▶ Material
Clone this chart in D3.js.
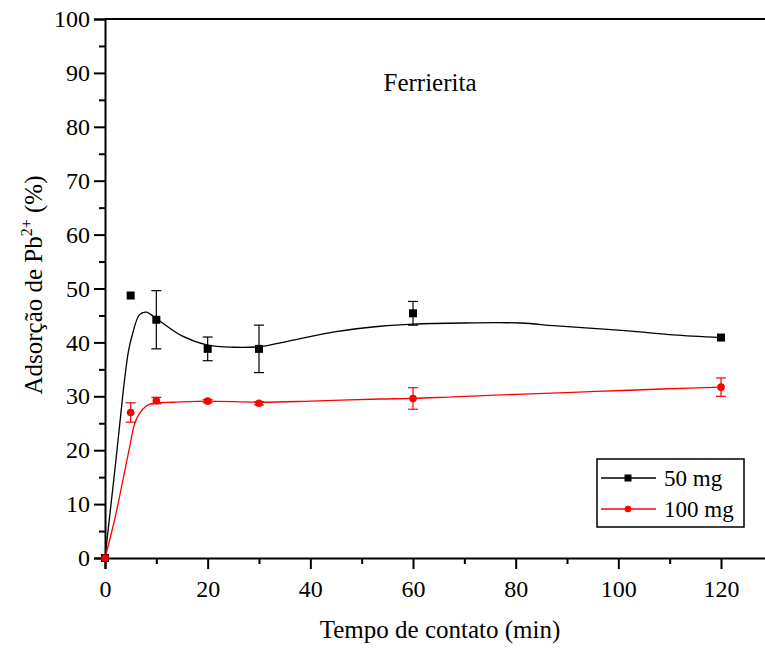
<!DOCTYPE html>
<html>
<head>
<meta charset="utf-8">
<script src="https://cdn.jsdelivr.net/npm/d3@7"></script>
</head>
<body style="margin:0;padding:0;background:#fff">
<svg id="chart" width="765" height="650" style="display:block;font-family:'Liberation Serif',serif"></svg>
<script>
// ---- data ----
const times = [0, 5, 10, 20, 30, 60, 120];
const ads50 = [0, 48.7, 44.2, 38.8, 38.8, 45.4, 40.9];
const err50 = [0, 0, 5.4, 2.2, 4.4, 2.2, 0];
const ads100 = [0, 27.0, 29.2, 29.1, 28.7, 29.6, 31.7];
const err100 = [0, 1.8, 0.6, 0.3, 0.3, 2.0, 1.7];

// fitted curves
const fit50X = [0, 1, 2, 3, 3.8, 4.6, 5.4, 6.7, 8, 10.3, 15, 20, 25, 30, 36, 45, 53.6, 60, 70, 81, 87.4, 96.5, 103.6, 110.7, 120];
const fit50Y = [0, 8.5, 17, 26, 33, 38.5, 41.7, 45.1, 45.6, 44.2, 41.2, 39.5, 39.1, 39.2, 40.3, 42.0, 43.0, 43.4, 43.6, 43.6, 43.1, 42.5, 42.0, 41.4, 40.9];
const fit100X = [0, 1.85, 3.5, 4.8, 5.8, 6.7, 8.4, 10.3, 13.2, 20, 30, 40, 53.6, 60, 67.9, 81.5, 95.8, 110.1, 120];
const fit100Y = [0, 7, 14.5, 20.6, 25, 26.8, 28.4, 28.8, 28.9, 29.1, 28.9, 29.1, 29.5, 29.6, 29.9, 30.4, 30.9, 31.4, 31.7];

const xMajor = [0, 20, 40, 60, 80, 100, 120];
const xMinor = [10, 30, 50, 70, 90, 110];
const yMajor = [0, 10, 20, 30, 40, 50, 60, 70, 80, 90, 100];
const yMinor = [5, 15, 25, 35, 45, 55, 65, 75, 85, 95];

const seriesNames = ["50 mg", "100 mg"];
const seriesColors = ["#000000", "#ff0000"];
const chartTitle = "Ferrierita";
const xTitle = "Tempo de contato (min)";

const FONT = "'Liberation Serif', 'Times New Roman', serif";

// ---- layout ----
const svg = d3.select("#chart");
const x0 = 105, xEnd = 767, y0 = 558, yTop = 19;
const pxPerUnit = (721 - 105) / 120;
const x = d3.scaleLinear().domain([0, (xEnd - x0) / pxPerUnit]).range([x0, xEnd]);
const y = d3.scaleLinear().domain([0, 100]).range([y0, yTop]);

// top frame line
svg.append("line").attr("x1", x0).attr("x2", 765).attr("y1", yTop).attr("y2", yTop)
  .attr("stroke", "#000").attr("stroke-width", 2);

// x axis
const gx = svg.append("g").attr("transform", `translate(0,${y0})`);
gx.call(d3.axisBottom(x).tickValues(xMajor).tickSize(11).tickPadding(11).tickFormat(d3.format("d")));
gx.append("g").call(d3.axisBottom(x).tickValues(xMinor).tickSize(6).tickFormat(""))
  .select(".domain").remove();
gx.selectAll(".domain").attr("stroke-width", 2);
gx.selectAll(".tick line").attr("stroke-width", 2);
gx.attr("font-family", null);
gx.selectAll(".tick text").attr("font-family", FONT).style("font-family", FONT).style("font-size", "24px");

// y axis
const gy = svg.append("g").attr("transform", `translate(${x0},0)`);
gy.call(d3.axisLeft(y).tickValues(yMajor).tickSize(11).tickPadding(4).tickFormat(d3.format("d")));
gy.append("g").call(d3.axisLeft(y).tickValues(yMinor).tickSize(6).tickFormat(""))
  .select(".domain").remove();
gy.selectAll(".domain").attr("stroke-width", 2);
gy.selectAll(".tick line").attr("stroke-width", 2);
gy.attr("font-family", null);
gy.selectAll(".tick text").attr("font-family", FONT).style("font-family", FONT).style("font-size", "24px");

// axis titles
svg.append("text").attr("x", 440).attr("y", 638).attr("text-anchor", "middle")
  .style("font-family", FONT).style("font-size", "25px").text(xTitle);
const yt = svg.append("text").attr("transform", "translate(42,285) rotate(-90)")
  .attr("text-anchor", "middle").style("font-family", FONT).style("font-size", "25px");
yt.append("tspan").text("Adsorção de Pb");
yt.append("tspan").attr("dy", -10).style("font-size", "16px").text("2+");
yt.append("tspan").attr("dy", 10).text(" (%)");

// chart title
svg.append("text").attr("x", 430).attr("y", 91).attr("text-anchor", "middle")
  .style("font-family", FONT).style("font-size", "25px").text(chartTitle);

// curves
const line = d3.line().x(d => x(d[0])).y(d => y(d[1])).curve(d3.curveCatmullRom.alpha(0.5));
const fits = [d3.zip(fit50X, fit50Y), d3.zip(fit100X, fit100Y)];
fits.forEach((f, i) => {
  svg.append("path").datum(f).attr("d", line).attr("fill", "none")
    .attr("stroke", seriesColors[i]).attr("stroke-width", 1.3);
});

// error bars + markers
const series = [
  times.map((t, i) => ({t, v: ads50[i], e: err50[i]})),
  times.map((t, i) => ({t, v: ads100[i], e: err100[i]}))
];
series.forEach((s, i) => {
  const g = svg.append("g").attr("stroke", seriesColors[i]).attr("fill", seriesColors[i]);
  s.filter(d => d.e > 0).forEach(d => {
    const cx = x(d.t), yt1 = y(d.v + d.e), yb = y(d.v - d.e);
    g.append("line").attr("x1", cx).attr("x2", cx).attr("y1", yt1).attr("y2", yb).attr("stroke-width", 1.2);
    g.append("line").attr("x1", cx - 5).attr("x2", cx + 5).attr("y1", yt1).attr("y2", yt1).attr("stroke-width", 1.2);
    g.append("line").attr("x1", cx - 5).attr("x2", cx + 5).attr("y1", yb).attr("y2", yb).attr("stroke-width", 1.2);
  });
  s.forEach(d => {
    if (i === 0) {
      g.append("rect").attr("x", x(d.t) - 4).attr("y", y(d.v) - 4)
        .attr("width", 8).attr("height", 8).attr("stroke", "none");
    } else {
      g.append("circle").attr("cx", x(d.t)).attr("cy", y(d.v)).attr("r", 3.8).attr("stroke", "none");
    }
  });
});

// legend
const lg = svg.append("g");
lg.append("rect").attr("x", 597).attr("y", 459).attr("width", 147).attr("height", 68)
  .attr("fill", "#fff").attr("stroke", "#000").attr("stroke-width", 1.5);
seriesNames.forEach((name, i) => {
  const ly = 478 + i * 31;
  lg.append("line").attr("x1", 601).attr("x2", 656).attr("y1", ly).attr("y2", ly)
    .attr("stroke", seriesColors[i]).attr("stroke-width", 1.3);
  if (i === 0) {
    lg.append("rect").attr("x", 628 - 3.5).attr("y", ly - 3.5).attr("width", 7).attr("height", 7).attr("fill", seriesColors[i]);
  } else {
    lg.append("circle").attr("cx", 628).attr("cy", ly).attr("r", 3.3).attr("fill", seriesColors[i]);
  }
  lg.append("text").attr("x", 664).attr("y", ly + 8).style("font-family", FONT).style("font-size", "23px").text(name);
});
</script>
</body>
</html>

▶ Problem statement
Write out the data precisely as given, excluding the pictures.

▶ Finished exercise
Clone this chart in D3.js.
<!DOCTYPE html>
<html>
<head>
<meta charset="utf-8">
<script src="https://cdn.jsdelivr.net/npm/d3@7"></script>
</head>
<body style="margin:0;padding:0;background:#fff">
<svg id="chart" width="765" height="650" style="display:block;font-family:'Liberation Serif',serif"></svg>
<script>
// ---- data ----
const times = [0, 5, 10, 20, 30, 60, 120];
const ads50 = [0, 48.7, 44.2, 38.8, 38.8, 45.4, 40.9];
const err50 = [0, 0, 5.4, 2.2, 4.4, 2.2, 0];
const ads100 = [0, 27.0, 29.2, 29.1, 28.7, 29.6, 31.7];
const err100 = [0, 1.8, 0.6, 0.3, 0.3, 2.0, 1.7];

// fitted curves
const fit50X = [0, 1, 2, 3, 3.8, 4.6, 5.4, 6.7, 8, 10.3, 15, 20, 25, 30, 36, 45, 53.6, 60, 70, 81, 87.4, 96.5, 103.6, 110.7, 120];
const fit50Y = [0, 8.5, 17, 26, 33, 38.5, 41.7, 45.1, 45.6, 44.2, 41.2, 39.5, 39.1, 39.2, 40.3, 42.0, 43.0, 43.4, 43.6, 43.6, 43.1, 42.5, 42.0, 41.4, 40.9];
const fit100X = [0, 1.85, 3.5, 4.8, 5.8, 6.7, 8.4, 10.3, 13.2, 20, 30, 40, 53.6, 60, 67.9, 81.5, 95.8, 110.1, 120];
const fit100Y = [0, 7, 14.5, 20.6, 25, 26.8, 28.4, 28.8, 28.9, 29.1, 28.9, 29.1, 29.5, 29.6, 29.9, 30.4, 30.9, 31.4, 31.7];

const xMajor = [0, 20, 40, 60, 80, 100, 120];
const xMinor = [10, 30, 50, 70, 90, 110];
const yMajor = [0, 10, 20, 30, 40, 50, 60, 70, 80, 90, 100];
const yMinor = [5, 15, 25, 35, 45, 55, 65, 75, 85, 95];

const seriesNames = ["50 mg", "100 mg"];
const seriesColors = ["#000000", "#ff0000"];
const chartTitle = "Ferrierita";
const xTitle = "Tempo de contato (min)";

const FONT = "'Liberation Serif', 'Times New Roman', serif";

// ---- layout ----
const svg = d3.select("#chart");
const x0 = 105, xEnd = 767, y0 = 558, yTop = 19;
const pxPerUnit = (721 - 105) / 120;
const x = d3.scaleLinear().domain([0, (xEnd - x0) / pxPerUnit]).range([x0, xEnd]);
const y = d3.scaleLinear().domain([0, 100]).range([y0, yTop]);

// top frame line
svg.append("line").attr("x1", x0).attr("x2", 765).attr("y1", yTop).attr("y2", yTop)
  .attr("stroke", "#000").attr("stroke-width", 2);

// x axis
const gx = svg.append("g").attr("transform", `translate(0,${y0})`);
gx.call(d3.axisBottom(x).tickValues(xMajor).tickSize(11).tickPadding(11).tickFormat(d3.format("d")));
gx.append("g").call(d3.axisBottom(x).tickValues(xMinor).tickSize(6).tickFormat(""))
  .select(".domain").remove();
gx.selectAll(".domain").attr("stroke-width", 2);
gx.selectAll(".tick line").attr("stroke-width", 2);
gx.attr("font-family", null);
gx.selectAll(".tick text").attr("font-family", FONT).style("font-family", FONT).style("font-size", "24px");

// y axis
const gy = svg.append("g").attr("transform", `translate(${x0},0)`);
gy.call(d3.axisLeft(y).tickValues(yMajor).tickSize(11).tickPadding(4).tickFormat(d3.format("d")));
gy.append("g").call(d3.axisLeft(y).tickValues(yMinor).tickSize(6).tickFormat(""))
  .select(".domain").remove();
gy.selectAll(".domain").attr("stroke-width", 2);
gy.selectAll(".tick line").attr("stroke-width", 2);
gy.attr("font-family", null);
gy.selectAll(".tick text").attr("font-family", FONT).style("font-family", FONT).style("font-size", "24px");

// axis titles
svg.append("text").attr("x", 440).attr("y", 638).attr("text-anchor", "middle")
  .style("font-family", FONT).style("font-size", "25px").text(xTitle);
const yt = svg.append("text").attr("transform", "translate(42,285) rotate(-90)")
  .attr("text-anchor", "middle").style("font-family", FONT).style("font-size", "25px");
yt.append("tspan").text("Adsorção de Pb");
yt.append("tspan").attr("dy", -10).style("font-size", "16px").text("2+");
yt.append("tspan").attr("dy", 10).text(" (%)");

// chart title
svg.append("text").attr("x", 430).attr("y", 91).attr("text-anchor", "middle")
  .style("font-family", FONT).style("font-size", "25px").text(chartTitle);

// curves
const line = d3.line().x(d => x(d[0])).y(d => y(d[1])).curve(d3.curveCatmullRom.alpha(0.5));
const fits = [d3.zip(fit50X, fit50Y), d3.zip(fit100X, fit100Y)];
fits.forEach((f, i) => {
  svg.append("path").datum(f).attr("d", line).attr("fill", "none")
    .attr("stroke", seriesColors[i]).attr("stroke-width", 1.3);
});

// error bars + markers
const series = [
  times.map((t, i) => ({t, v: ads50[i], e: err50[i]})),
  times.map((t, i) => ({t, v: ads100[i], e: err100[i]}))
];
series.forEach((s, i) => {
  const g = svg.append("g").attr("stroke", seriesColors[i]).attr("fill", seriesColors[i]);
  s.filter(d => d.e > 0).forEach(d => {
    const cx = x(d.t), yt1 = y(d.v + d.e), yb = y(d.v - d.e);
    g.append("line").attr("x1", cx).attr("x2", cx).attr("y1", yt1).attr("y2", yb).attr("stroke-width", 1.2);
    g.append("line").attr("x1", cx - 5).attr("x2", cx + 5).attr("y1", yt1).attr("y2", yt1).attr("stroke-width", 1.2);
    g.append("line").attr("x1", cx - 5).attr("x2", cx + 5).attr("y1", yb).attr("y2", yb).attr("stroke-width", 1.2);
  });
  s.forEach(d => {
    if (i === 0) {
      g.append("rect").attr("x", x(d.t) - 4).attr("y", y(d.v) - 4)
        .attr("width", 8).attr("height", 8).attr("stroke", "none");
    } else {
      g.append("circle").attr("cx", x(d.t)).attr("cy", y(d.v)).attr("r", 3.8).attr("stroke", "none");
    }
  });
});

// legend
const lg = svg.append("g");
lg.append("rect").attr("x", 597).attr("y", 459).attr("width", 147).attr("height", 68)
  .attr("fill", "#fff").attr("stroke", "#000").attr("stroke-width", 1.5);
seriesNames.forEach((name, i) => {
  const ly = 478 + i * 31;
  lg.append("line").attr("x1", 601).attr("x2", 656).attr("y1", ly).attr("y2", ly)
    .attr("stroke", seriesColors[i]).attr("stroke-width", 1.3);
  if (i === 0) {
    lg.append("rect").attr("x", 628 - 3.5).attr("y", ly - 3.5).attr("width", 7).attr("height", 7).attr("fill", seriesColors[i]);
  } else {
    lg.append("circle").attr("cx", 628).attr("cy", ly).attr("r", 3.3).attr("fill", seriesColors[i]);
  }
  lg.append("text").attr("x", 664).attr("y", ly + 8).style("font-family", FONT).style("font-size", "23px").text(name);
});
</script>
</body>
</html>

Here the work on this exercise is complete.